Dr. Mutesasira (an Environmental law expert and lecturer-Uganda Christian University) explained the environmental and social impact assessment (ESIA) highlighting the steps and level of local government involvement in the ESIA process. He kept a lively interactive session admonishing participants to monitor potential social, cultural breakdown and environmental degradation of the EACOP project.
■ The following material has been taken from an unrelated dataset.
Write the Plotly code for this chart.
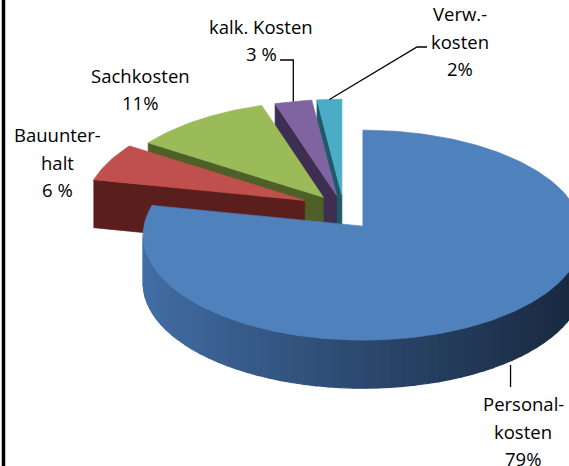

Mrs. Sserwanga-A Climate Change/Disaster Risk Response Knowledge Learning Specialist at Office of the Prime Minister/UNDP and passionate about environmental governance. She deliberated on the role of Local Government Officials in monitoring the compliance of the key players implementing the EACOP project to environmental standards, highlighting current opportunities related to the Oil pipeline which include: The national oil and gas talent registry in which community members with relevant skills can take up EACOP jobs, the National suppliers Database to register local community members and local companies to provide required services during EACOP implementation. She ended with an interactive group discussion session in which participants discussed challenges limiting monitoring of impacts of the EACOP project on the environment in their districts proposing possible solutions.

Results from participant evaluation indicated that;

  • Content of the training: About 95% of the responses from the Rakai district officials and approximately 90% of Kyotera district officials stated that the training content was Good-Excellent at adequately equipping them with knowledge on enforcement of environmental standards.
  • Pace of training: Rakai district officials (about 90%) were relatively more satisfied with pace of training compared to the Kyotera district officials (about 72%).
  • Performance of trainers: 100% of the responses from Rakai officials and 100% of the responses from Kyotera district officials indicated that trainers clearly and skillfully disseminated material during sessions. Trainers widely presented in the Local language.
  • Key things learned from the training: Majority of the respondents from Rakai and Kyotera districts clearly stated learning their roles in enforcing environmental standards, rights during the EACOP project. Kyotera district officials also highlighted the need to manage community expectations of the EACOP project.

Next, Greenwatch is in preparations for the community dialogue meeting on monitoring impacts of the EACOP project and training of the communities of Rakai and Kyotera districts to tap into opportunities of the EACOP project.